**Task brief**
Reproduce precisely the lines of the listing below, starting with the line that contains "Write the seaborn" and stopping after the line that contains "ax = fig.add_axes([0.125, 0.196, 0.8476, 0.662])"; include nothing else.

Rows from a dataset of charts and code

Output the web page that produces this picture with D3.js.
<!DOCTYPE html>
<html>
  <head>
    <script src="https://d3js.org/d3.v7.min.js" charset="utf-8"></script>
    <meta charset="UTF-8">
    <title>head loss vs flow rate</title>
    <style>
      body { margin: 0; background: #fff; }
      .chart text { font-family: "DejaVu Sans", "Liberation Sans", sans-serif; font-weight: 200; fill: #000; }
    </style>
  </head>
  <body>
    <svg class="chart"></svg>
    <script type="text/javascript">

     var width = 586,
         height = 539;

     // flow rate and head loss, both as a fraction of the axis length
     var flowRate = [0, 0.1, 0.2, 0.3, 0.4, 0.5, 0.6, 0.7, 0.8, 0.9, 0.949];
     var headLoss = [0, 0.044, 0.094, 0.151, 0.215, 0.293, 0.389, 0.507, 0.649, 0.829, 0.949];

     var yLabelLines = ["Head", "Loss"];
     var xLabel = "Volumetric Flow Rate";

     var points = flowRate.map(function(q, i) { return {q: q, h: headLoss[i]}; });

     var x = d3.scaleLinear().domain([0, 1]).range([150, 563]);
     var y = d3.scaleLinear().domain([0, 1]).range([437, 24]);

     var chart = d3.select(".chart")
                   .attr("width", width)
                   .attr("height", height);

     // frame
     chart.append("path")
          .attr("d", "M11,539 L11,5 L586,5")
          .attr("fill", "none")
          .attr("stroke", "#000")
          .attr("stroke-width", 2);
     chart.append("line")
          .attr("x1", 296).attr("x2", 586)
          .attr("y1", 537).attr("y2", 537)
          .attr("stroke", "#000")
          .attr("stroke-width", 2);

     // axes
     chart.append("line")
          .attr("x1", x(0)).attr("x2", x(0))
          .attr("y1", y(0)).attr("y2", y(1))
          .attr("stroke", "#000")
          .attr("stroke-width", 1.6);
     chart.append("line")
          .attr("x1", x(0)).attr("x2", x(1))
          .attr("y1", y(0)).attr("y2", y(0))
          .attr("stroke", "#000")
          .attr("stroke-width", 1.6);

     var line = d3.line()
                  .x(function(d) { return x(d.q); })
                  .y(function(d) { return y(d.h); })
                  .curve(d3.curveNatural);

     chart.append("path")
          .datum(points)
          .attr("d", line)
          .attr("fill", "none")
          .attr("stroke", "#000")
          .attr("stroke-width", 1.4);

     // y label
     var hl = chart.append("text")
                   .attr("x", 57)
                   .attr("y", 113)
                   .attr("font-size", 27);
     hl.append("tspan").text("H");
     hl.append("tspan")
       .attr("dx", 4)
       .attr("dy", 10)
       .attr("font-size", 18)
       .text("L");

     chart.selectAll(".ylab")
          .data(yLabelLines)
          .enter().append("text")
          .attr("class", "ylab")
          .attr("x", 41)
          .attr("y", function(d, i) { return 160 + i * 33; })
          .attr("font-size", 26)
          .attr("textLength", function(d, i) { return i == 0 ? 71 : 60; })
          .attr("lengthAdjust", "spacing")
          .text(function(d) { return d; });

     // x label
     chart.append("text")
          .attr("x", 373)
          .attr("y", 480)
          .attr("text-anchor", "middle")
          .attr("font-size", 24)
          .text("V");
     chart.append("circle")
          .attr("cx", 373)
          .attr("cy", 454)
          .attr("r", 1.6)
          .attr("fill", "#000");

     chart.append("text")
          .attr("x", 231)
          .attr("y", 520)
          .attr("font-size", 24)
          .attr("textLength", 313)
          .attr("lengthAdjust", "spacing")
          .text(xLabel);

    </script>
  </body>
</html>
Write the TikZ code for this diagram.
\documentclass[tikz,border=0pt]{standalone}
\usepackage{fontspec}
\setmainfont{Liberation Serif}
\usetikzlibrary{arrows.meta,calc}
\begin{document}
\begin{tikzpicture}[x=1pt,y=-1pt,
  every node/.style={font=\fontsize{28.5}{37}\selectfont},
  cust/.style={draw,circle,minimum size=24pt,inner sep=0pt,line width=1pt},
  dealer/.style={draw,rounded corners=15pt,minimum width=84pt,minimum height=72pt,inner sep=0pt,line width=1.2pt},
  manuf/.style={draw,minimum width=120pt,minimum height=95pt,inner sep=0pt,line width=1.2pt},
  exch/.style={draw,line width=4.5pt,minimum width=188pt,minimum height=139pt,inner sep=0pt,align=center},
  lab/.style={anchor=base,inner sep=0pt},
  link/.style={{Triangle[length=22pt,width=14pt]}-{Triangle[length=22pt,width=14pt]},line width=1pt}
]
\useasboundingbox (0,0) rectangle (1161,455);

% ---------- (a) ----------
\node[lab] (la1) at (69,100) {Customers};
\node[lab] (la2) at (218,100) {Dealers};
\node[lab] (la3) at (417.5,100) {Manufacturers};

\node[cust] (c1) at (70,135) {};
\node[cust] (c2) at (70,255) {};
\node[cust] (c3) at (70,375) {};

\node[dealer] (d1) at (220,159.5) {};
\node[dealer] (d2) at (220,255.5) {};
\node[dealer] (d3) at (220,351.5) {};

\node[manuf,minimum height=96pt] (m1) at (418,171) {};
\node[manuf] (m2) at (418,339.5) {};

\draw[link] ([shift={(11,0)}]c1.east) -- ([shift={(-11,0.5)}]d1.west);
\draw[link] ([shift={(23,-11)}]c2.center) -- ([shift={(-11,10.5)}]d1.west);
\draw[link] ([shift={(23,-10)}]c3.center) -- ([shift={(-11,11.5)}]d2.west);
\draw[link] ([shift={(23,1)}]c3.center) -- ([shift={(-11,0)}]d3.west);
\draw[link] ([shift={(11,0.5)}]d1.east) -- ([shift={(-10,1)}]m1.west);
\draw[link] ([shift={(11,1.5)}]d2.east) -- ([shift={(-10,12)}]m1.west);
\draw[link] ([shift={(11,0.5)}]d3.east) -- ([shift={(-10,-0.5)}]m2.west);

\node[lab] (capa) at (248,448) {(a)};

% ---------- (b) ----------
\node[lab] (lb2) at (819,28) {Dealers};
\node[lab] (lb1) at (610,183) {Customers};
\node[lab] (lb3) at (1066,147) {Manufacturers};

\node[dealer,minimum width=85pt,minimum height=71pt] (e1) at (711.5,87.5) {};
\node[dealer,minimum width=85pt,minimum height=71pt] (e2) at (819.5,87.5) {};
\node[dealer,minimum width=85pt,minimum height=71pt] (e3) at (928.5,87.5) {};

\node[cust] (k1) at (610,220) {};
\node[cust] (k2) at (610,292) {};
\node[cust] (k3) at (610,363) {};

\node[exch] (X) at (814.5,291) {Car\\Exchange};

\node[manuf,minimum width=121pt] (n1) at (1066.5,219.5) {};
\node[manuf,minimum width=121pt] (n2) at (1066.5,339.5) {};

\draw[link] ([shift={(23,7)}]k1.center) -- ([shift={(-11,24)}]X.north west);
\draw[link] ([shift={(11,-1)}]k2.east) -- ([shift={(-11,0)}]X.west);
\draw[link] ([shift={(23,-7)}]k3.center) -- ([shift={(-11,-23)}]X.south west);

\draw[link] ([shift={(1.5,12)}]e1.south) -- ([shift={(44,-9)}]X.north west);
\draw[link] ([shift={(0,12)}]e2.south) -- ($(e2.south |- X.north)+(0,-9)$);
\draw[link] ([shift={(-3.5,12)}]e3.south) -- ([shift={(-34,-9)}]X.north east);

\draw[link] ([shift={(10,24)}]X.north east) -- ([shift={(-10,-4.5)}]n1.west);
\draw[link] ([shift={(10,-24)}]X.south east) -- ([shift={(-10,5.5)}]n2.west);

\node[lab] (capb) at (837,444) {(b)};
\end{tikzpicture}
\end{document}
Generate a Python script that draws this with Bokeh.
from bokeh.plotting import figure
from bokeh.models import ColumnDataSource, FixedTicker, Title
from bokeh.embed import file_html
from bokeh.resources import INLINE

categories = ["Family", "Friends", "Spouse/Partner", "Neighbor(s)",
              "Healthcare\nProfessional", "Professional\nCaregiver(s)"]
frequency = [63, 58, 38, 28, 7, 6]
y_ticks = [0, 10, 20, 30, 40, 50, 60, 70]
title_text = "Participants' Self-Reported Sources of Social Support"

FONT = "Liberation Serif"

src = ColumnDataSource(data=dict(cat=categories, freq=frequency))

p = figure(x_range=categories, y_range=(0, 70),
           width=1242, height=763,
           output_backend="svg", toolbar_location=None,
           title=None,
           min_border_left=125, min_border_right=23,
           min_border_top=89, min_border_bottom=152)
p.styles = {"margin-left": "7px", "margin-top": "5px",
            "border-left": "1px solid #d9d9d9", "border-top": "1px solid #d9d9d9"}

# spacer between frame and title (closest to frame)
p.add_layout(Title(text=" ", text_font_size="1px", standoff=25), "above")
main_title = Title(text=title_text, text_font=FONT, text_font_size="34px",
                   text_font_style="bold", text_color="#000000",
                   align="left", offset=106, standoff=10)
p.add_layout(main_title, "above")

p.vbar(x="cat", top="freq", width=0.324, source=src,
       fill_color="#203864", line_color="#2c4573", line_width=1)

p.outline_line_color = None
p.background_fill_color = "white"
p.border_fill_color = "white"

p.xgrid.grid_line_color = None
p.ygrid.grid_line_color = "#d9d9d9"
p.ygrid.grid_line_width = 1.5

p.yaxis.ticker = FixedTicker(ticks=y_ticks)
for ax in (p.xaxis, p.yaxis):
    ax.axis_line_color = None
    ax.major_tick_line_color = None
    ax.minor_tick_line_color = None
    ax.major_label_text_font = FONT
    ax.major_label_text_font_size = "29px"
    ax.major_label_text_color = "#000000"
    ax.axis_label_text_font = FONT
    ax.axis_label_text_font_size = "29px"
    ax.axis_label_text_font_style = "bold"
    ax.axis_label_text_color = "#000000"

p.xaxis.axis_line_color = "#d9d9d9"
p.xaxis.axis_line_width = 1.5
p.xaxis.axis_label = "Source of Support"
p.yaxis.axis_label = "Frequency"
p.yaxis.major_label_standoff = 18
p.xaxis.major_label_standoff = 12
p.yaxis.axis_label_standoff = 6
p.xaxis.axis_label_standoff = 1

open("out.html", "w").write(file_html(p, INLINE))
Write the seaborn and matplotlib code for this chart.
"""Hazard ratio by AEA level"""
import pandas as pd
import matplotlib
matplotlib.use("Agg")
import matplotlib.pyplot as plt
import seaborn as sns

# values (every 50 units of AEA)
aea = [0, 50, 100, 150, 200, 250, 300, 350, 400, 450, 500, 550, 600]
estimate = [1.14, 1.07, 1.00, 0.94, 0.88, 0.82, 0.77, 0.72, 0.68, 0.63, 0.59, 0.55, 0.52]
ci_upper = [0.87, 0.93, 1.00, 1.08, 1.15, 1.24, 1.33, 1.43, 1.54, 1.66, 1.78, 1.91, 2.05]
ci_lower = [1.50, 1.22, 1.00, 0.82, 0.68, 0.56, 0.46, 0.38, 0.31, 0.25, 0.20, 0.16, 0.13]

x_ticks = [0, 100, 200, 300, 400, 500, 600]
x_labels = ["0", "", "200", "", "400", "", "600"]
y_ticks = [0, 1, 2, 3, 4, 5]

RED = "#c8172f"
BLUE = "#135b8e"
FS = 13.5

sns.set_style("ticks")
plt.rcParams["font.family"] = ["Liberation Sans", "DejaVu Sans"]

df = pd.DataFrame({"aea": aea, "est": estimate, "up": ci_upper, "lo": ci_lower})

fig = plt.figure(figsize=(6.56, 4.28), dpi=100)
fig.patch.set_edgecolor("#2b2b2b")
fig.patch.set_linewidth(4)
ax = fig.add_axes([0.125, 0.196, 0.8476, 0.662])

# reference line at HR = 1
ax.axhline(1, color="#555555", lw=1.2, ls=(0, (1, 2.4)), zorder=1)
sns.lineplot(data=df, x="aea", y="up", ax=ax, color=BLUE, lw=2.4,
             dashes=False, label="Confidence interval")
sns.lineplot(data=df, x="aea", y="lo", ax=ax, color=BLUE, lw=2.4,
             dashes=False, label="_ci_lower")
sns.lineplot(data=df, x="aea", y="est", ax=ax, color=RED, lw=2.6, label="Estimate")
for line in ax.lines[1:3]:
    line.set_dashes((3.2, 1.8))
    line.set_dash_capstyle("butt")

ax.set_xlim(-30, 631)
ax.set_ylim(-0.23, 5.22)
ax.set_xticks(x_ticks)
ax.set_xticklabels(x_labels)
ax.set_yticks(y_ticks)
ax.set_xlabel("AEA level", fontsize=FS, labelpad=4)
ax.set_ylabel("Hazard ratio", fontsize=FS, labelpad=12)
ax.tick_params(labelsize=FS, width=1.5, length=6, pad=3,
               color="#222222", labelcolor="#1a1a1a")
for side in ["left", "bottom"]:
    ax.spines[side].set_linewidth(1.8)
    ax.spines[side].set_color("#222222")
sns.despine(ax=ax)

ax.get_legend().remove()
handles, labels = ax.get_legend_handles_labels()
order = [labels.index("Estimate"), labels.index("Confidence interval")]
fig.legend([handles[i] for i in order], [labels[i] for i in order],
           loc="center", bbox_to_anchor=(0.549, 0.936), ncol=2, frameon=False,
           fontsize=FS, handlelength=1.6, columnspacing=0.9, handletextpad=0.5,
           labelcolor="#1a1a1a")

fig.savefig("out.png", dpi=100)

**Solution**
Write the seaborn and matplotlib code for this chart.
"""Hazard ratio by AEA level"""
import pandas as pd
import matplotlib
matplotlib.use("Agg")
import matplotlib.pyplot as plt
import seaborn as sns

# values (every 50 units of AEA)
aea = [0, 50, 100, 150, 200, 250, 300, 350, 400, 450, 500, 550, 600]
estimate = [1.14, 1.07, 1.00, 0.94, 0.88, 0.82, 0.77, 0.72, 0.68, 0.63, 0.59, 0.55, 0.52]
ci_upper = [0.87, 0.93, 1.00, 1.08, 1.15, 1.24, 1.33, 1.43, 1.54, 1.66, 1.78, 1.91, 2.05]
ci_lower = [1.50, 1.22, 1.00, 0.82, 0.68, 0.56, 0.46, 0.38, 0.31, 0.25, 0.20, 0.16, 0.13]

x_ticks = [0, 100, 200, 300, 400, 500, 600]
x_labels = ["0", "", "200", "", "400", "", "600"]
y_ticks = [0, 1, 2, 3, 4, 5]

RED = "#c8172f"
BLUE = "#135b8e"
FS = 13.5

sns.set_style("ticks")
plt.rcParams["font.family"] = ["Liberation Sans", "DejaVu Sans"]

df = pd.DataFrame({"aea": aea, "est": estimate, "up": ci_upper, "lo": ci_lower})

fig = plt.figure(figsize=(6.56, 4.28), dpi=100)
fig.patch.set_edgecolor("#2b2b2b")
fig.patch.set_linewidth(4)
ax = fig.add_axes([0.125, 0.196, 0.8476, 0.662])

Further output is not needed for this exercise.